José Guinote disse...

E faz bem em reconhecer isso mesmo, acho eu. Fica sobretudo mais claro a sua posição em vez de poder ser confundido com alguns comentadores, como é que eu posso dizer isto?, "militantes". As fundações da nova crise finaceira - não li o artigo do Francisco Louçã, devo dizer - nunca deixaram de ser construídas. A geringonça também é um caso de estudo para o perceber. São ténues as alterações que podiam evitar esse processo. São, pelo contrário, muito fortes os sinais que relevam da manutenção de uma mesma estrutura que se apoia na reprodução do mesmo tipo de comportamentos que conduziu à crise anterior. Temos que olhar outra vez para o imobiliário e para a nova bolha, a da dita reabilitação urbana, que aquece a economia sem questionar, antes pelo contrário, as condições de desigualdade em que essa actividade económica se desenvolve.

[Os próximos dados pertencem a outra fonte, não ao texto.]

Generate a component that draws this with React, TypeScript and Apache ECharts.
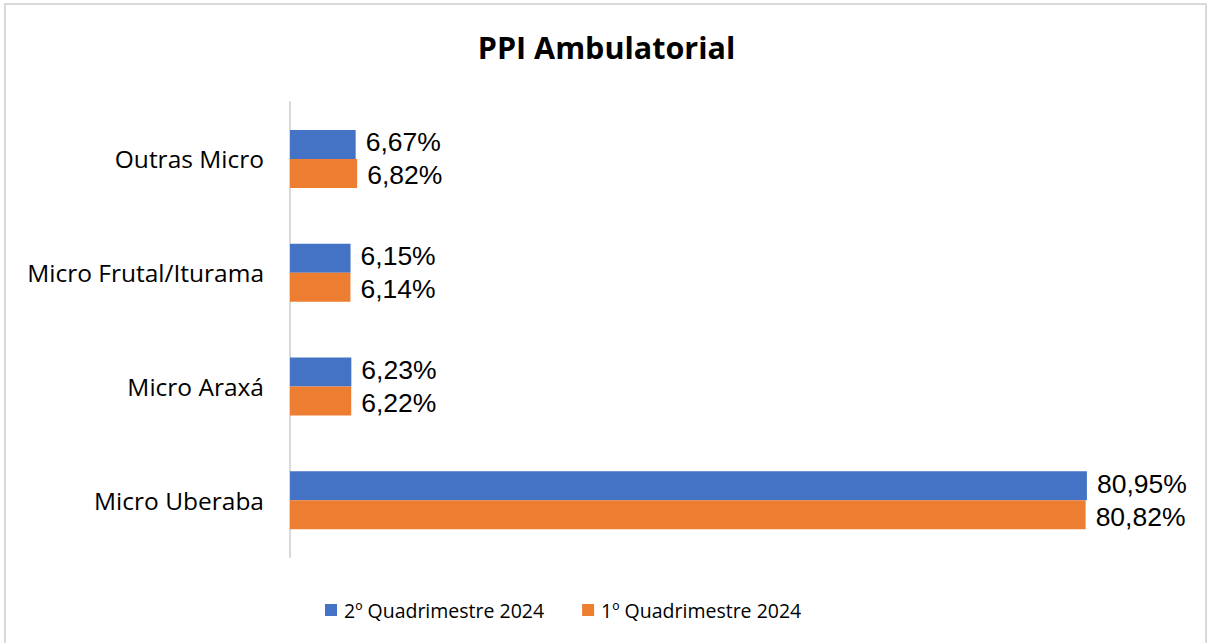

Ora o que se passa em Lisboa, e noutras cidades ainda que com menor expressão, é a utilização das dinâmicas do imobiliário para acelerar os processos de gentrificação e de expulsão das classes menos desfavorecidas dos centros tradicionais e da cidade.

José Guinote disse...

Meu caro Rui CS no post "A CAIXA NEGRA" falo dessa manutenção dos comportamentos que não podem levar a bom destino. Isso apesar da lengalenga sobre a importância estratégica da Caixa e outras modernidades. Cumprimentos.